## Markov chains at the interface of combinatorics, computing, and statistical physics

##### Abstract

The fields of statistical physics, discrete probability, combinatorics, and theoretical computer science have converged around efforts to understand random structures and algorithms. Recent activity in the interface of these fields has enabled tremendous breakthroughs in each domain and has supplied a new set of techniques for researchers approaching related problems. This thesis makes progress on several problems in this interface whose solutions all build on insights from multiple disciplinary perspectives.
First, we consider a dynamic growth process arising in the context of DNA-based self-assembly. The assembly process can be modeled as a simple Markov chain. We prove that the chain is rapidly mixing for large enough bias in regions of Z^d. The proof uses a geometric distance function and a variant of path coupling in order to handle distances that can be exponentially large. We also provide the first results in the case of fluctuating bias, where the bias can vary depending on the location of the tile, which arises in the nanotechnology application. Moreover, we use intuition from statistical physics to construct a choice of the biases for which the Markov chain M_mon requires exponential time to converge.
Second, we consider a related problem regarding the convergence rate of biased permutations that arises in the context of self-organizing lists. The Markov chain M_nn in this case is a nearest-neighbor chain that allows adjacent transpositions, and the rate of these exchanges is governed by various input parameters. It was conjectured that the chain is
always rapidly mixing when the inversion probabilities are positively biased, i.e., we put nearest neighbor pair x<y
in order with bias 1/2 <= p_{xy} <= 1 and out of order with bias
1-p_{xy}. The Markov chain M_mon was known to have connections to a simplified version of this biased card-shuffling. We provide new connections between M_nn and M_mon by using simple combinatorial bijections, and we prove that M_nn is always rapidly mixing for two general classes of positively biased {p_{xy}}. More significantly, we also prove that the general conjecture is false by exhibiting values for the p_{xy}, with
1/2 <= p_{xy} <= 1 for all x< y, but for which the transposition chain will require exponential time to converge.

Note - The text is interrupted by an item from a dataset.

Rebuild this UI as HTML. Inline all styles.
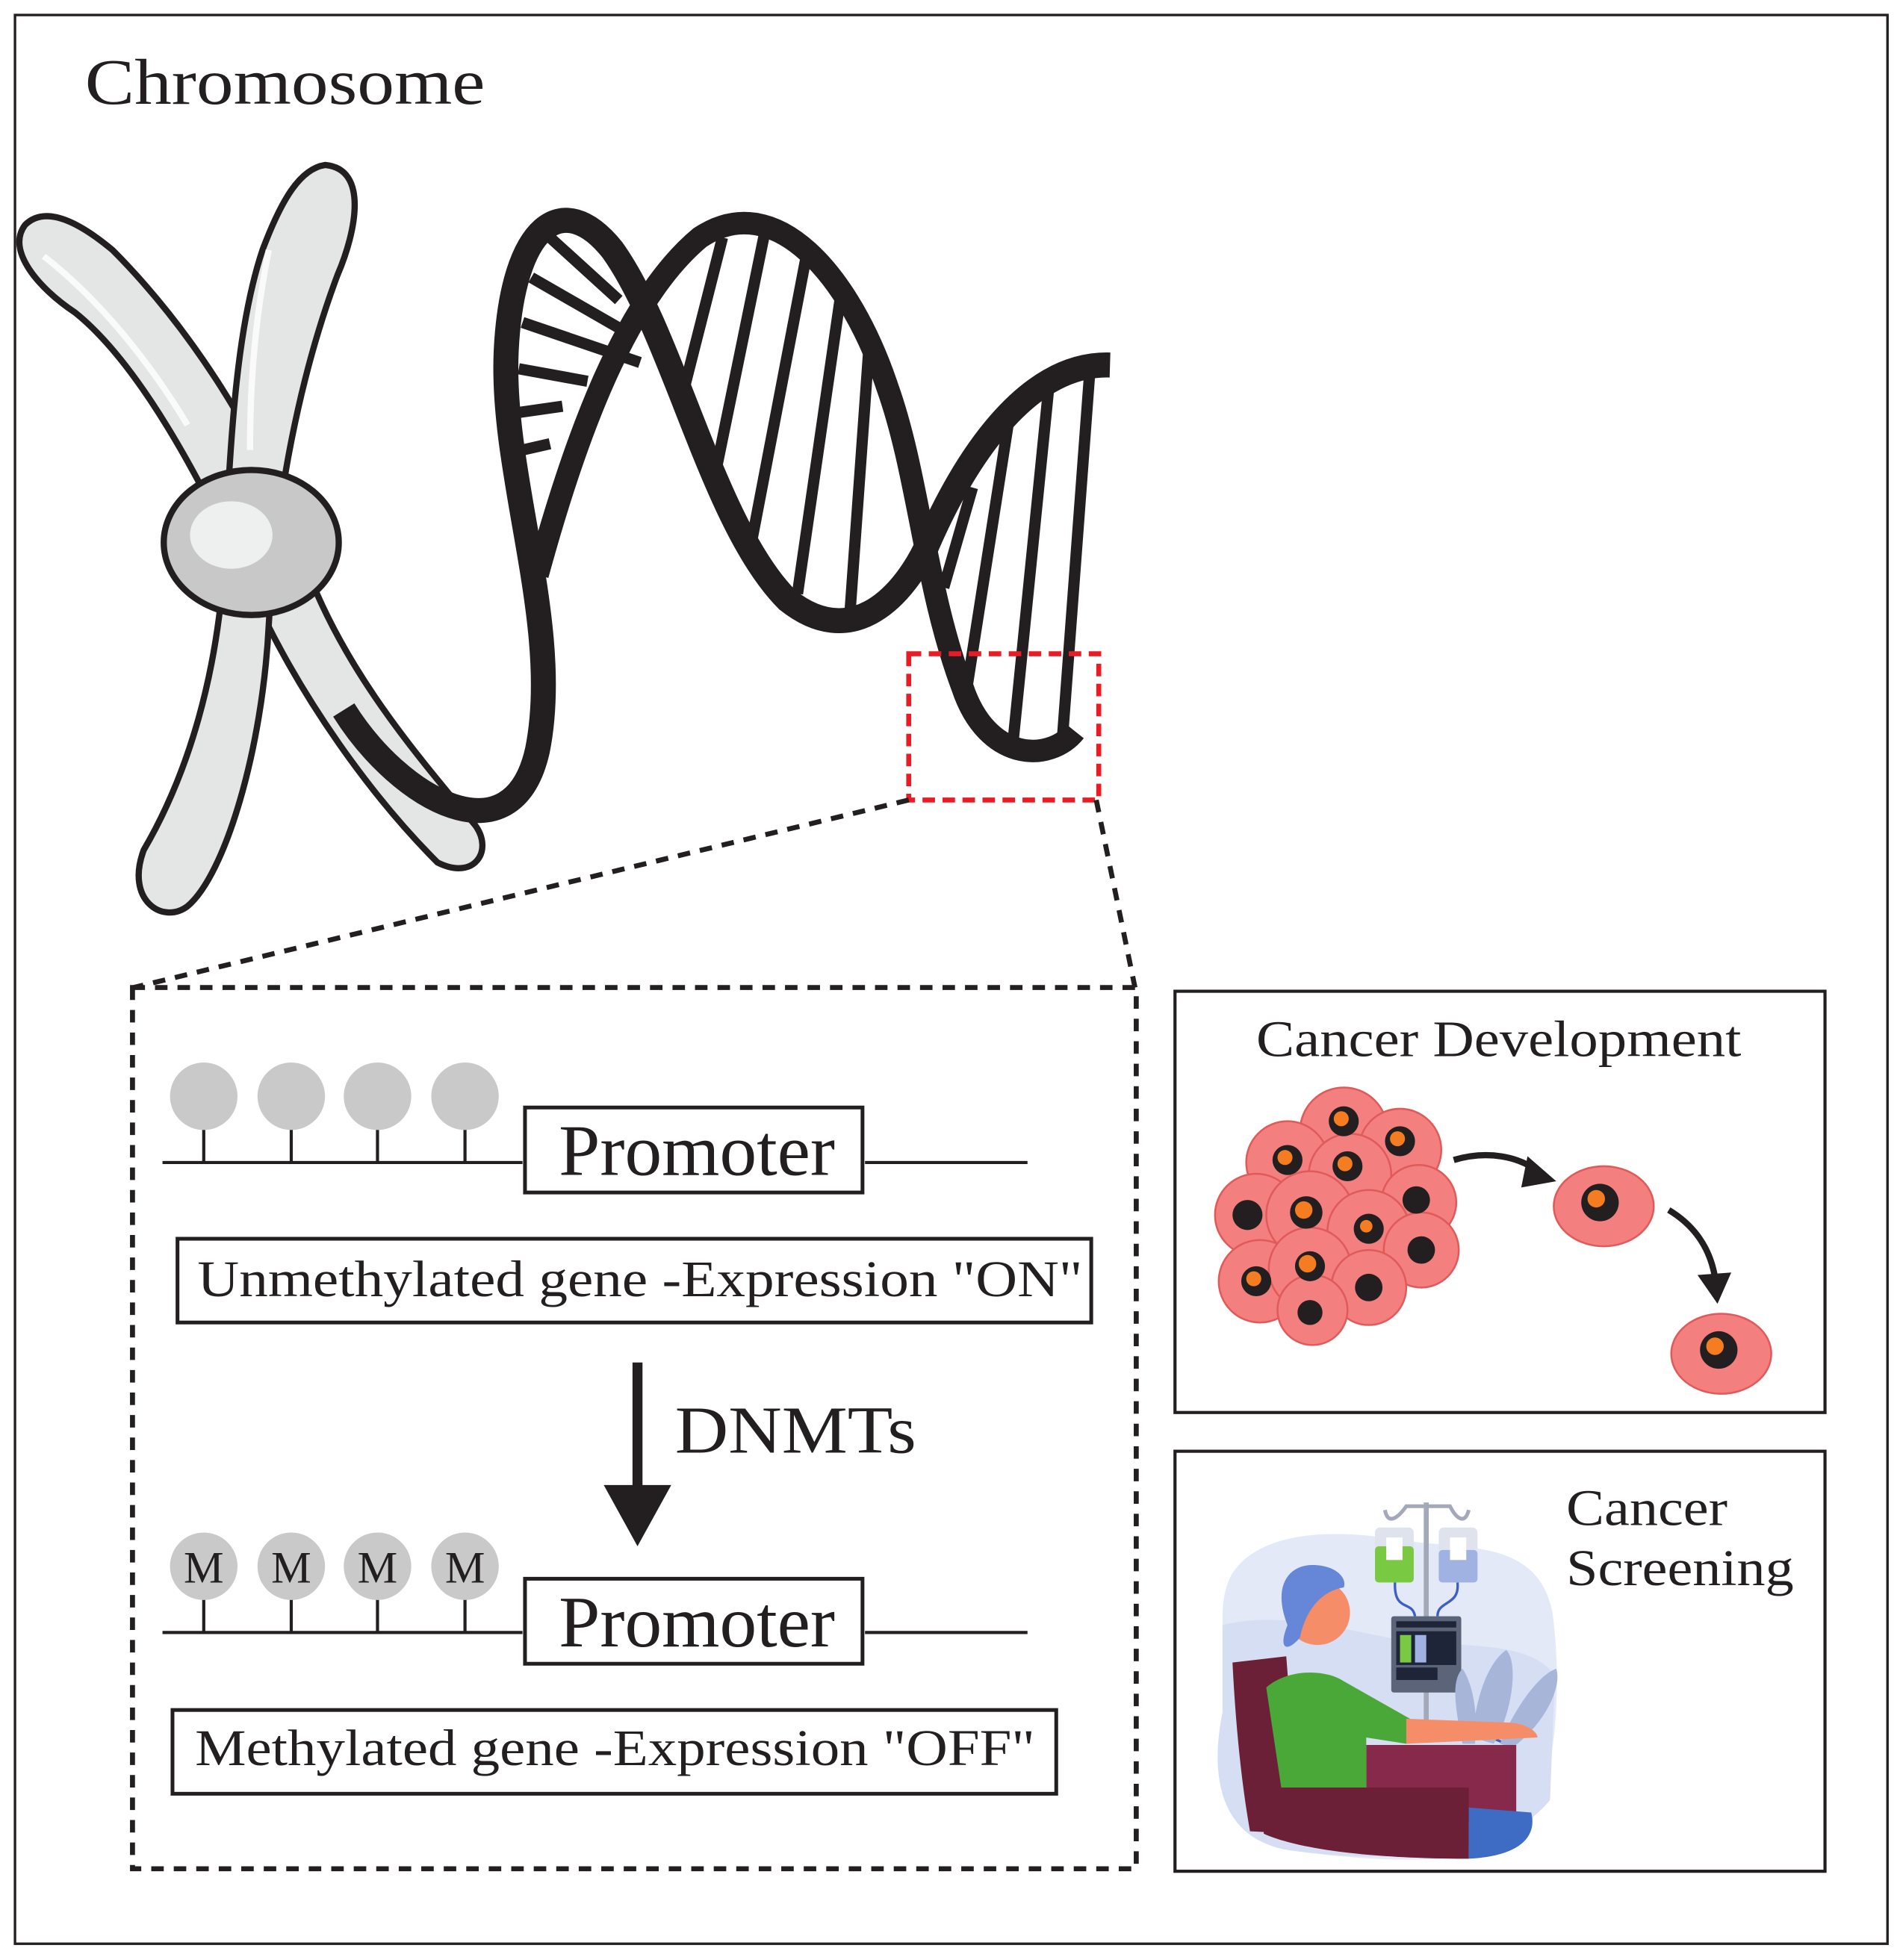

Finally, we consider a model of colloids, which are binary mixtures of molecules with one type of molecule suspended in another. It is believed that at low density typical configurations will be well-mixed throughout, while at high density they will separate into clusters. This clustering has proved elusive to verify, since all local sampling algorithms are known to be inefficient at high density, and in fact a new nonlocal algorithm was recently shown to require exponential time in some cases.
We characterize the high and low density phases for a general family of discrete {it interfering binary mixtures} by showing that they exhibit a "clustering property' at high density and not at low density. The clustering property states that
there will be a region that has very high area, very small perimeter, and high density of one type of molecule. Special cases of interfering binary mixtures include the Ising model at fixed magnetization and independent sets.